En premier lieu, que, pour les collectivités inadaptées à la forme sociale dans laquelle les situe notre époque, nous sommes le premier barreau de l'échelle, le plus bas et le plus nécessaire, celui qui doit permettre à l'homme d’atteindre le suivant et tous les autres, de s’accrocher à son temps, de s’y redresser dans la connaissance de ses droits et de ses devoirs.
En second lieu, que notre action cherche à atteindre non pas l’individu dans son perfectionnement personnel, mais la collectivité ; action d’ensemble par le concours de tous les moyens éducatifs sur tous les groupes de la collectivité pour une promotion générale.
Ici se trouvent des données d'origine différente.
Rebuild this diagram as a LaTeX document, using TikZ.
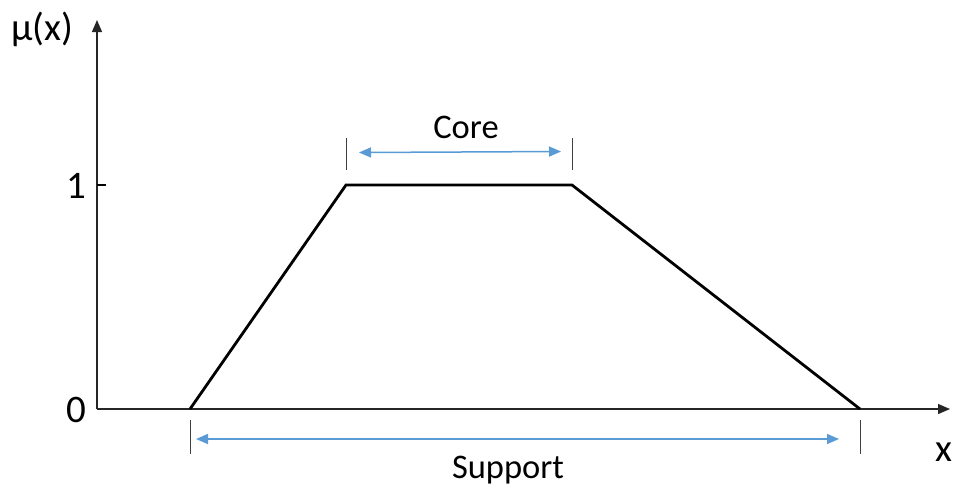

Enfin, et surtout, que le Centre Social n’est pas la réunion de quelques coeurs généreux en face d'une population misérable , et inadaptée, lui apportant une aide extérieure. Le Centre Social doit être l'émanation de la population, cette part d’elle-même qui ressent de façon plus aigüe ou plus nette les besoins, qui cherche avec l’ensemble des intéressés le moyen de les satisfaire, le moyen de s’évader enfin du cycle infernal de la misère et de l’ignorance.
Notre travail ne sera humainement fécond que si chacun de nous fait sienne cette misère de tous, sent qu’il y est entièrement engagé lui-même, sait qu’il n’y a rien d’autre à faire que d’essayer d’en sortir ensemble, avec tous les autres.